Push it forward
Republican state senators may not like it, but Attorney General Jerry Brown’s lawsuit to compel San Bernardino County to consider greenhouse gases in its new General Plan has borne good fruit.
A few weeks ago, Brown’s office announced the suit had been settled and the county had agreed, via a 30-month public process, to adopt a greenhouse-gas-emissions reduction plan. The plan mandates an inventory of all greenhouse-gas sources in the county, an inventory of emissions levels in 1990 and projected for 2020, and a target for discretionary reductions under the state’s landmark Global Warming Solutions Act.

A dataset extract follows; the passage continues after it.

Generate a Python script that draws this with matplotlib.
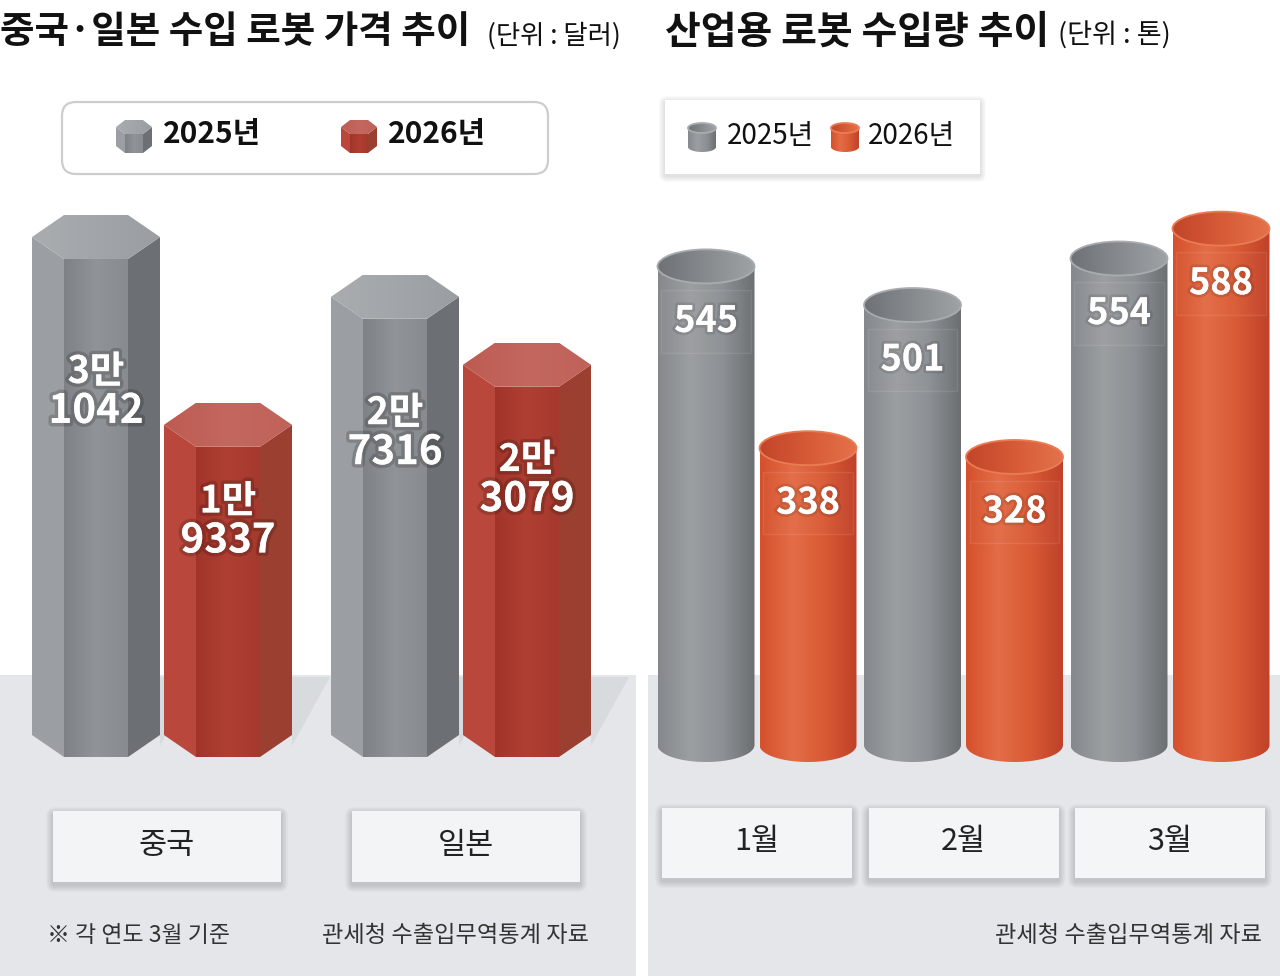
import numpy as np
import matplotlib
matplotlib.use('Agg')
import matplotlib.pyplot as plt
import matplotlib.patheffects as pe
import matplotlib.transforms as mtransforms
from matplotlib.patches import Polygon, Rectangle, Ellipse, FancyBboxPatch
from matplotlib.colors import LinearSegmentedColormap

plt.rcParams['font.family'] = ['Noto Sans CJK KR', 'DejaVu Sans']

# ---- data ----
countries = ['중국', '일본']
price_2025 = [31042, 27316]
price_2026 = [19337, 23079]

months = ['1월', '2월', '3월']
volume_2025 = [545, 501, 554]
volume_2026 = [338, 328, 588]

years = ['2025년', '2026년']

W, H = 1280, 976
fig = plt.figure(figsize=(12.8, 9.76), dpi=100)
bg = fig.add_axes([0, 0, 1, 1])
bg.set_xlim(0, W)
bg.set_ylim(H, 0)
bg.axis('off')

GRAD = np.linspace(0, 1, 256).reshape(1, -1)


def cmap(colors):
    return LinearSegmentedColormap.from_list('g', colors)


GRAY_HEX = dict(left='#9b9ea2', front=['#7e8185', '#909397', '#888b8f'],
                right='#6c6f73', top=['#aaadb0', '#a2a5a9', '#9a9da1'])
RED_HEX = dict(left='#b9473b', front=['#a1342a', '#b03f33', '#a5392e'],
               right='#9b3f31', top=['#bd5b52', '#c4675f', '#c06259'])
GRAY_CYL = dict(body=['#85888c', '#9c9fa2', '#8d9094', '#6c6f72'],
                top=['#6e7175', '#878a8e', '#a0a3a6'], rim='#a9acaf')
RED_CYL = dict(body=['#d5502c', '#e36d47', '#d95a35', '#bf4129'],
               top=['#c2452a', '#d65b36', '#e4724a'], rim='#ea7c55')


def grad_fill(ax, patch, colors, z):
    ax.add_patch(patch)
    (x0, y0), (x1, y1) = patch.get_path().get_extents(patch.get_patch_transform()).get_points()
    im = ax.imshow(GRAD, cmap=cmap(colors), extent=[x0, x1, y0, y1],
                   aspect='auto', interpolation='bicubic', zorder=z)
    im.set_clip_path(patch)


def hex_prism(ax, xc, y0, top, hw, iw, d, st, z=2):
    left = [(xc - hw, top), (xc - iw, top - d), (xc - iw, y0 - d), (xc - hw, y0)]
    right = [(xc + iw, top - d), (xc + hw, top), (xc + hw, y0), (xc + iw, y0 - d)]
    front = [(xc - iw, top - d), (xc + iw, top - d), (xc + iw, y0 - d), (xc - iw, y0 - d)]
    cap = [(xc - hw, top), (xc - iw, top + d), (xc + iw, top + d),
           (xc + hw, top), (xc + iw, top - d), (xc - iw, top - d)]
    ax.add_patch(Polygon(left, closed=True, fc=st['left'], ec='none', zorder=z))
    ax.add_patch(Polygon(right, closed=True, fc=st['right'], ec='none', zorder=z))
    grad_fill(ax, Polygon(front, closed=True, fc='none', ec='none', zorder=z), st['front'], z + 0.1)
    grad_fill(ax, Polygon(cap, closed=True, fc='none', ec='none', zorder=z), st['top'], z + 0.2)


def cylinder(ax, xc, y0, top, r, ry, st, z=2):
    # ry > 0 for y-up axes, ry < 0 for y-down axes
    a = np.linspace(np.pi, 2 * np.pi, 80)
    pts = [(xc - r, top)] + list(zip(xc + r * np.cos(a), y0 + ry * np.sin(a))) + [(xc + r, top)]
    grad_fill(ax, Polygon(pts, closed=True, fc='none', ec='none', zorder=z), st['body'], z)
    cap = Ellipse((xc, top), 2 * r, 2 * abs(ry), fc='none', ec='none', zorder=z)
    grad_fill(ax, cap, st['top'], z + 0.1)
    ax.add_patch(Ellipse((xc, top), 2 * r, 2 * abs(ry), fc='none', ec=st['rim'],
                         lw=1.3, zorder=z + 0.2))


def chart_axes(px0, px1, center0, step, base_px, ppu):
    ax = fig.add_axes([px0 / W, 0, (px1 - px0) / W, 1])
    ax.set_xlim((px0 - center0) / step, (px1 - center0) / step)
    ax.set_ylim(-(H - base_px) / ppu, base_px / ppu)
    ax.axis('off')
    return ax


def shadow_box(x0, y0, w, h, fc, layers=7, dy=3):
    for k in range(layers, 0, -1):
        bg.add_patch(FancyBboxPatch((x0 - k, y0 - k + dy), w + 2 * k, h + 2 * k,
                                    boxstyle='round,pad=0,rounding_size=%d' % (k + 2),
                                    fc='black', ec='none', alpha=0.018, zorder=1))
    bg.add_patch(Rectangle((x0, y0), w, h, fc=fc, ec='none', zorder=1.5))


def px_x(ax, xv):
    return ax.transData.transform((xv, 0))[0]


# ---- floors ----
bg.add_patch(Rectangle((0, 675), 636, 301, fc='#e4e6e9', ec='none', zorder=0))
bg.add_patch(Rectangle((648, 675), 632, 301, fc='#e4e6e9', ec='none', zorder=0))

glow = pe.withStroke(linewidth=5, foreground=(0, 0, 0, 0.17))

# ---- left panel: hexagonal prisms ----
PX_L, PPU_L = 299.0, 0.016042
ax_l = chart_axes(0, 640, 162, PX_L, 735, PPU_L)
off_l = 66 / PX_L
hw, iw, d = 64 / PX_L, 32 / PX_L, 22 / PPU_L
t_up = mtransforms.offset_copy(ax_l.transData, fig, y=20, units='dots')
t_dn = mtransforms.offset_copy(ax_l.transData, fig, y=-20, units='dots')
for i, (v25, v26) in enumerate(zip(price_2025, price_2026)):
    for xc, v, st in [(i - off_l, v25, GRAY_HEX), (i + off_l, v26, RED_HEX)]:
        hex_prism(ax_l, xc, 0, v, hw, iw, d, st)
        # soft floor shadow to the right of each prism
        rx = px_x(ax_l, xc + hw)
        bg.add_patch(Polygon([(rx, 677), (rx + 38, 677), (rx, 746)], closed=True,
                             fc='#c4c8cc', ec='none', alpha=0.35, zorder=0.5))
        ax_l.text(xc, v * 0.69, f'{v // 10000}만', transform=t_up, ha='center', va='center',
                  color='white', fontsize=27, weight='bold', zorder=5, path_effects=[glow])
        ax_l.text(xc, v * 0.69, f'{v % 10000:04d}', transform=t_dn, ha='center', va='center',
                  color='white', fontsize=29, weight='bold', zorder=5, path_effects=[glow])
    cx = px_x(ax_l, i) + 5
    shadow_box(cx - 114, 811, 228, 71, '#f3f4f5')
    bg.text(cx, 845, countries[i], ha='center', va='center', fontsize=22, color='#222', zorder=3)

# ---- right panel: cylinders ----
PX_R, PPU_R = 206.5, 0.8782
ax_r = chart_axes(640, 1280, 757, PX_R, 745, PPU_R)
off_r = 51 / PX_R
r, ry = 48.5 / PX_R, 17 / PPU_R
t_lab = mtransforms.offset_copy(ax_r.transData, fig, y=-55, units='dots')
for i, (v25, v26) in enumerate(zip(volume_2025, volume_2026)):
    for xc, v, st in [(i - off_r, v25, GRAY_CYL), (i + off_r, v26, RED_CYL)]:
        cylinder(ax_r, xc, 0, v, r, ry, st)
        ax_r.text(xc, v, f'{v}', transform=t_lab, ha='center', va='center', color='white',
                  fontsize=26, weight='bold', zorder=5,
                  path_effects=[pe.withStroke(linewidth=4, foreground=(0, 0, 0, 0.1))],
                  bbox=dict(boxstyle='square,pad=0.35', fc=(1, 1, 1, 0.02),
                            ec=(1, 1, 1, 0.09), lw=1))
    cx = px_x(ax_r, i)
    shadow_box(cx - 95, 808, 190, 70, '#f4f5f6')
    bg.text(cx, 841, months[i], ha='center', va='center', fontsize=22, color='#222', zorder=3)

# ---- titles ----
bg.text(0, 32, '중국·일본 수입 로봇 가격 추이', fontsize=27, weight='bold', va='center', color='#111')
bg.text(487, 36, '(단위 : 달러)', fontsize=19, weight='medium', va='center', color='#111')
bg.text(665, 32, '산업용 로봇 수입량 추이', fontsize=28, weight='bold', va='center', color='#111')
bg.text(1058, 36, '(단위 : 톤)', fontsize=19.5, weight='medium', va='center', color='#111')

# ---- legends ----
bg.add_patch(FancyBboxPatch((62, 102), 486, 72, boxstyle='round,pad=0,rounding_size=14',
                            fc='white', ec='#cdcdcd', lw=1.6, zorder=1))
for (ix, st), lab, tx in zip([(134, GRAY_HEX), (359, RED_HEX)], years, [163, 388]):
    hex_prism(bg, ix, 146, 127, 18, 9, -7, st, z=2)
    bg.text(tx, 134, lab, fontsize=21.5, weight='bold', va='center', color='#111', zorder=3)

shadow_box(665, 100, 315, 74, 'white', layers=6, dy=2)
for (ix, st), lab, tx in zip([(702, GRAY_CYL), (845, RED_CYL)], years, [727, 868]):
    cylinder(bg, ix, 147, 128, 14, -5, st, z=2)
    bg.text(tx, 136, lab, fontsize=20, weight='medium', va='center', color='#111', zorder=3)

# ---- footnotes ----
bg.text(47, 936, '※ 각 연도 3월 기준', fontsize=16.5, va='center', color='#333')
bg.text(322, 936, '관세청 수출입무역통계 자료', fontsize=16.7, va='center', color='#333')
bg.text(1262, 936, '관세청 수출입무역통계 자료', fontsize=16.7, va='center', ha='right', color='#333')

fig.savefig('out.png', dpi=100)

For their part, county officials seemed proud that they were adding greenhouse gasses to the list of impacts to be considered under the California Environmental Quality Act, the state’s signature environmental law. Now that county “will lead the way in the implementation strategies and steps to enhance our future and serve as a model for others,” said Gary C. Ovitt, vice chairman of the Board of Supervisors.
The state’s global-warming law is intentionally vague. The assumption was that its implementation details would be filled in over time. Brown saw a way to participate in that process. Indeed, fear of a lawsuit has already caused some local developers and land-use planners—such as those building the Placer Vineyards community near Roseville—to take pre-emptive action by adding global-warming considerations to their environmental review.
Huzzahs to Brown for pushing the climate-change issue to the forefront and demanding real change.